For some reason, I’ve dealt with more than my share of miserable people lately and I don’t like it. What ticks inside a person that makes him consistently miserable? I don’t have enough coffee-stained shirts, M. Scott Peck books or degrees hanging on the wall to answer that one. But I do know this: it’s never their fault! Someone, somewhere along the line has done them wrong and we’re going to listen to all of it even if they have to strap us down. I know what you’re saying. “Bob, please help me. Miserable people make me sick. What can I do to rid my life of these vermin?” We need to unify. We need to band together and stop the madness.
First of all, misery loves company. We need to stop being co-dependent. If we don’t give into them, they will eventually leave us alone. As a wise old exterminator once told me as he was casually putting a mouse in his pocket, “Take away their food source and all you have to do is clean up the crap on the floor.”
It’s time to take our lives back and we have the power to do that. Are you with me? When a miserable person asks us how we’re doing with the hopes of hearing that our lives are crumbling faster than a six-month-old Keebler cookie, take a deep breath and respond with the old, “Couldn’t be better,’ or “If I were any better, I’d have to be two people.” They hate that. They don’t want to be the only person on the boat who sinks. We’re taking away their food source.
Also, remember, as I wag my finger, there is no prescription available for the condition known as ‘miserable’, only clinical depression can get your doctor to break out her pen. Unfortunately, and how’s this for irony, by letting a miserable person get to us, we’re the suckers running to the pharmacy for Prozac!
We’ve tried comforting them and it never seems to work. Strangely enough, when we do try to offer even a modicum of advice and it fails, we become the enemy. This REALLY stinks because then not only do we have a miserable person on our hands but an angry, miserable person as well.

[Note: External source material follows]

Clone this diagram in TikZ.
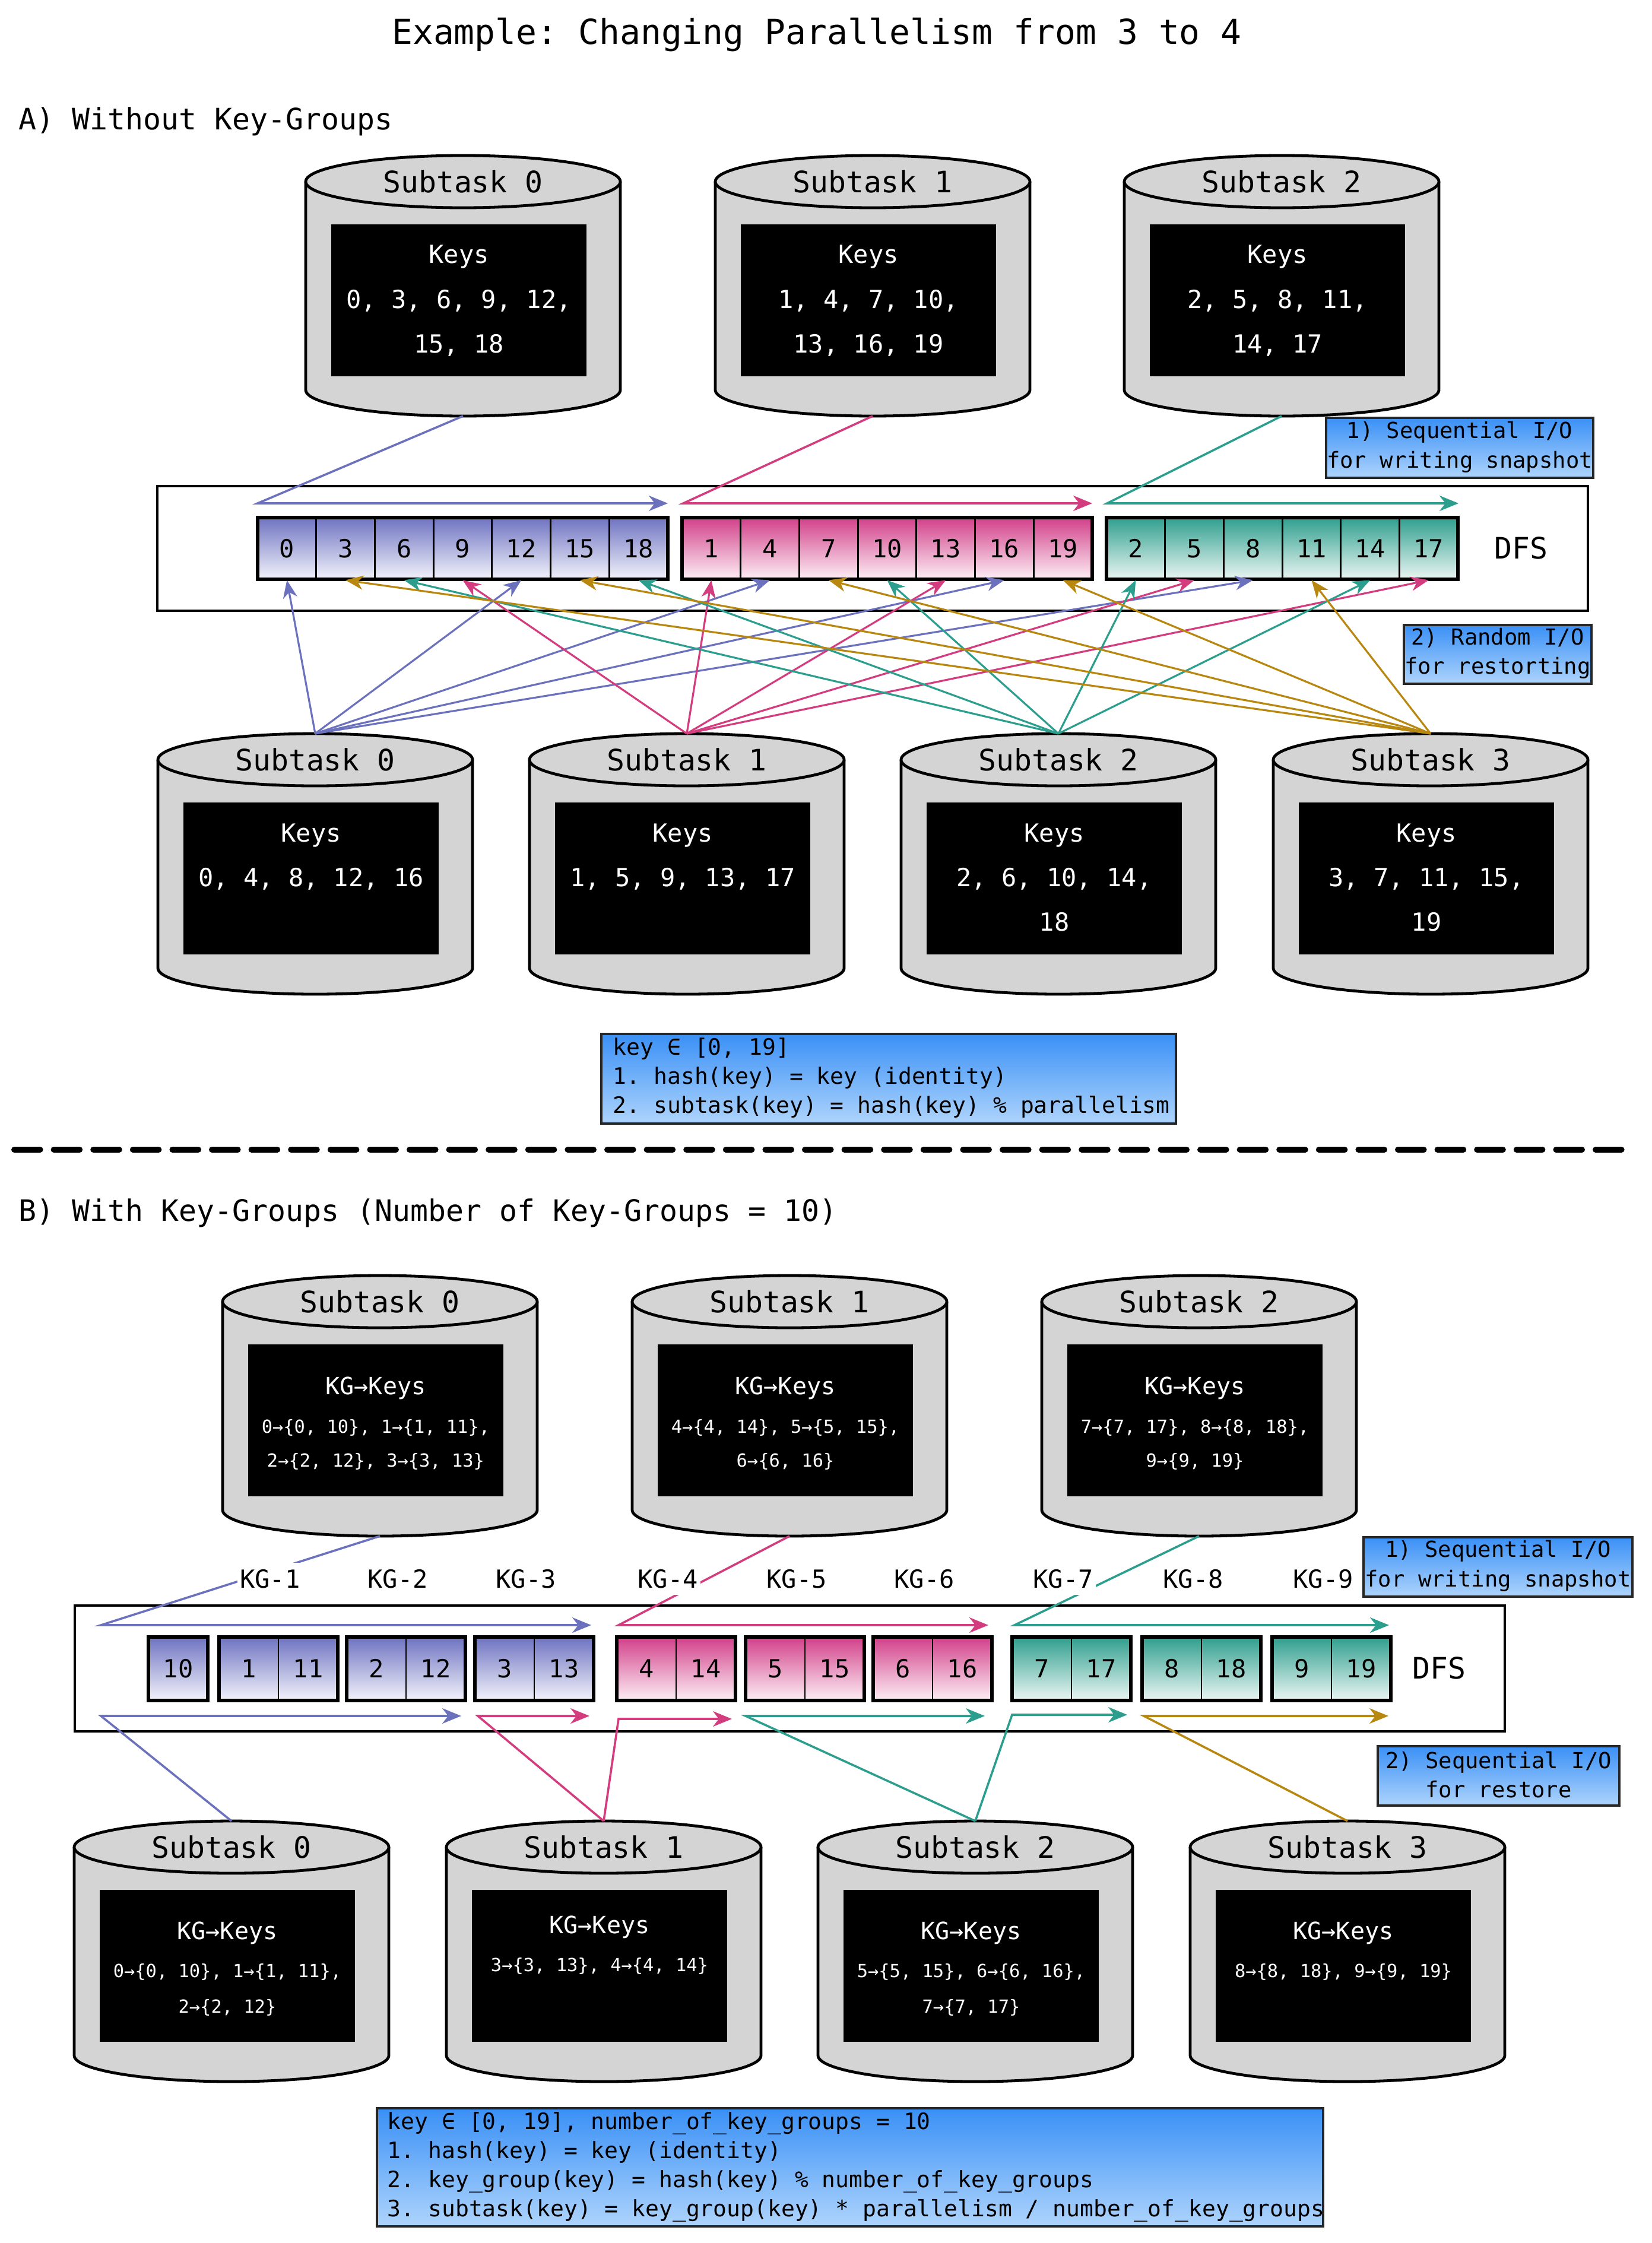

Was it something that happened in their childhood that makes them so miserable? Probably, but we don’t care about that because our parents made us ride in the trunk and we’re not miserable, right? Aren’t there enough N.M.’s (non-miserables) that we can befriend? We wouldn’t go to the supermarket and buy a grapefruit that’s been bounced around like a basketball, would we? Of course not. We would put it back for the miserable person to buy. See, now we’re getting it.
So, again, we need to band together on this. Let someone else more qualified deal with these unhealthy human beings. Finally, remember, in your next encounter, be nice, be brief and in no time at all, you’ll be washing the floor for the last time.